- [Data]:
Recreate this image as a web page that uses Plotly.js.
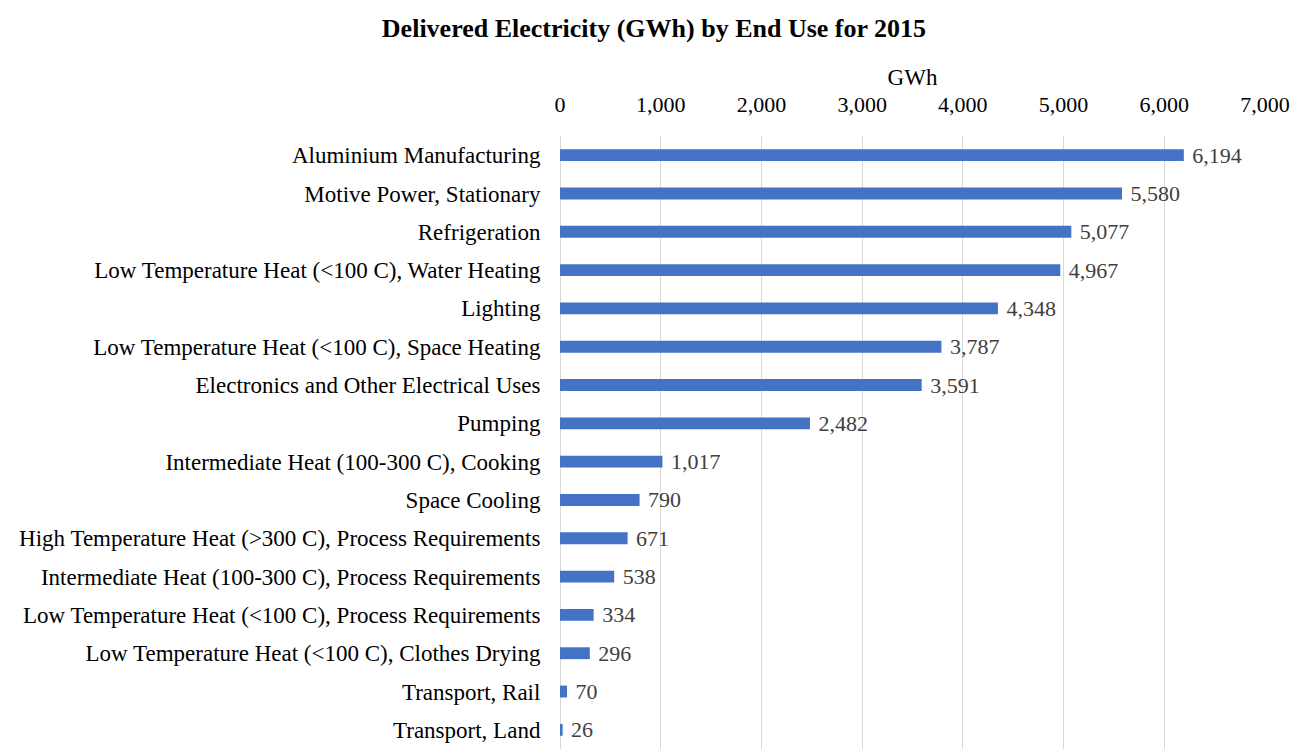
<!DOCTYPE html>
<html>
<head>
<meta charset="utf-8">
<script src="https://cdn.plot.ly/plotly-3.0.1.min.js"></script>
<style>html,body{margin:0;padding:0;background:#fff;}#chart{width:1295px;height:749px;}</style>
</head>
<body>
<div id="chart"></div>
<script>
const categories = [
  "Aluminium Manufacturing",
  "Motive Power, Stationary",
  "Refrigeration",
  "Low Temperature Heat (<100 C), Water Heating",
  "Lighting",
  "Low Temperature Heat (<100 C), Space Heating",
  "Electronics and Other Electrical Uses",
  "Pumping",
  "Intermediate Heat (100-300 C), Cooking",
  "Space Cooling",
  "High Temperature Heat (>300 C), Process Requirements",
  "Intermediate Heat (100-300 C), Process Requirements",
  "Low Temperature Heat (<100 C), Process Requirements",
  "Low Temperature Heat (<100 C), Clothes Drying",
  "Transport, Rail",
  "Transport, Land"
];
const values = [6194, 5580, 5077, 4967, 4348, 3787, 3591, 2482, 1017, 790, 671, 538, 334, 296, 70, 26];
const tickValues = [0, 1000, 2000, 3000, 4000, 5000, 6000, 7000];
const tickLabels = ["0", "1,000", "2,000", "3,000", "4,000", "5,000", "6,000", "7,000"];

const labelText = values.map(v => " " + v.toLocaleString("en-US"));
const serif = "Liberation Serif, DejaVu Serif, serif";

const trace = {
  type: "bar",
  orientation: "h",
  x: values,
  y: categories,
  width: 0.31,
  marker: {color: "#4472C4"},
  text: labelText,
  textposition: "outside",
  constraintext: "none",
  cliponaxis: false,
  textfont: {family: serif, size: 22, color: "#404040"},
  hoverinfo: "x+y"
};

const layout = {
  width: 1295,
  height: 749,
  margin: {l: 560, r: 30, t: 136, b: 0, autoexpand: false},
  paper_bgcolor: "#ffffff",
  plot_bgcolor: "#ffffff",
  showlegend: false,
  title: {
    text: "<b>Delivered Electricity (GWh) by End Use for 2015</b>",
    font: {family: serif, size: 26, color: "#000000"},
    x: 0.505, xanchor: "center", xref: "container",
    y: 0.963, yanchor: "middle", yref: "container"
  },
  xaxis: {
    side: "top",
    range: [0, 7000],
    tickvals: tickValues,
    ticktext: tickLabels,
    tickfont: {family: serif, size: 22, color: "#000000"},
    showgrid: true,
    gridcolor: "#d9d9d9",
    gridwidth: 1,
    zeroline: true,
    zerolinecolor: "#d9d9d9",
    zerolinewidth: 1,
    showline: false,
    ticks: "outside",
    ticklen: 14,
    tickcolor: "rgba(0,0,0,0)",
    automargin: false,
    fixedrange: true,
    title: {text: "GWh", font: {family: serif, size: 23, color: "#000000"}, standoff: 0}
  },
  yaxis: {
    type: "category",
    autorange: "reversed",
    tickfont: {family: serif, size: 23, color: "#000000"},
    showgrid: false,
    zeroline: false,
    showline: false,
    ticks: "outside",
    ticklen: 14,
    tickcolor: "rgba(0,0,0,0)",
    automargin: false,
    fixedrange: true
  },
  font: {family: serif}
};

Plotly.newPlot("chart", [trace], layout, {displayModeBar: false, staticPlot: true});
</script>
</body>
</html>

- [Work to do]:
Output the material word for word, omitting its pictures.

- [Complete answer]:
Recreate this image as a web page that uses Plotly.js.
<!DOCTYPE html>
<html>
<head>
<meta charset="utf-8">
<script src="https://cdn.plot.ly/plotly-3.0.1.min.js"></script>
<style>html,body{margin:0;padding:0;background:#fff;}#chart{width:1295px;height:749px;}</style>
</head>
<body>
<div id="chart"></div>
<script>
const categories = [
  "Aluminium Manufacturing",
  "Motive Power, Stationary",
  "Refrigeration",
  "Low Temperature Heat (<100 C), Water Heating",
  "Lighting",
  "Low Temperature Heat (<100 C), Space Heating",
  "Electronics and Other Electrical Uses",
  "Pumping",
  "Intermediate Heat (100-300 C), Cooking",
  "Space Cooling",
  "High Temperature Heat (>300 C), Process Requirements",
  "Intermediate Heat (100-300 C), Process Requirements",
  "Low Temperature Heat (<100 C), Process Requirements",
  "Low Temperature Heat (<100 C), Clothes Drying",
  "Transport, Rail",
  "Transport, Land"
];
const values = [6194, 5580, 5077, 4967, 4348, 3787, 3591, 2482, 1017, 790, 671, 538, 334, 296, 70, 26];
const tickValues = [0, 1000, 2000, 3000, 4000, 5000, 6000, 7000];
const tickLabels = ["0", "1,000", "2,000", "3,000", "4,000", "5,000", "6,000", "7,000"];

const labelText = values.map(v => " " + v.toLocaleString("en-US"));
const serif = "Liberation Serif, DejaVu Serif, serif";

const trace = {
  type: "bar",
  orientation: "h",
  x: values,
  y: categories,
  width: 0.31,
  marker: {color: "#4472C4"},
  text: labelText,
  textposition: "outside",
  constraintext: "none",
  cliponaxis: false,
  textfont: {family: serif, size: 22, color: "#404040"},
  hoverinfo: "x+y"
};

const layout = {
  width: 1295,
  height: 749,
  margin: {l: 560, r: 30, t: 136, b: 0, autoexpand: false},
  paper_bgcolor: "#ffffff",
  plot_bgcolor: "#ffffff",
  showlegend: false,
  title: {
    text: "<b>Delivered Electricity (GWh) by End Use for 2015</b>",
    font: {family: serif, size: 26, color: "#000000"},
    x: 0.505, xanchor: "center", xref: "container",
    y: 0.963, yanchor: "middle", yref: "container"
  },
  xaxis: {
    side: "top",
    range: [0, 7000],
    tickvals: tickValues,
    ticktext: tickLabels,
    tickfont: {family: serif, size: 22, color: "#000000"},
    showgrid: true,
    gridcolor: "#d9d9d9",
    gridwidth: 1,
    zeroline: true,
    zerolinecolor: "#d9d9d9",
    zerolinewidth: 1,
    showline: false,
    ticks: "outside",
    ticklen: 14,
    tickcolor: "rgba(0,0,0,0)",
    automargin: false,
    fixedrange: true,
    title: {text: "GWh", font: {family: serif, size: 23, color: "#000000"}, standoff: 0}
  },
  yaxis: {
    type: "category",
    autorange: "reversed",
    tickfont: {family: serif, size: 23, color: "#000000"},
    showgrid: false,
    zeroline: false,
    showline: false,
    ticks: "outside",
    ticklen: 14,
    tickcolor: "rgba(0,0,0,0)",
    automargin: false,
    fixedrange: true
  },
  font: {family: serif}
};

Plotly.newPlot("chart", [trace], layout, {displayModeBar: false, staticPlot: true});
</script>
</body>
</html>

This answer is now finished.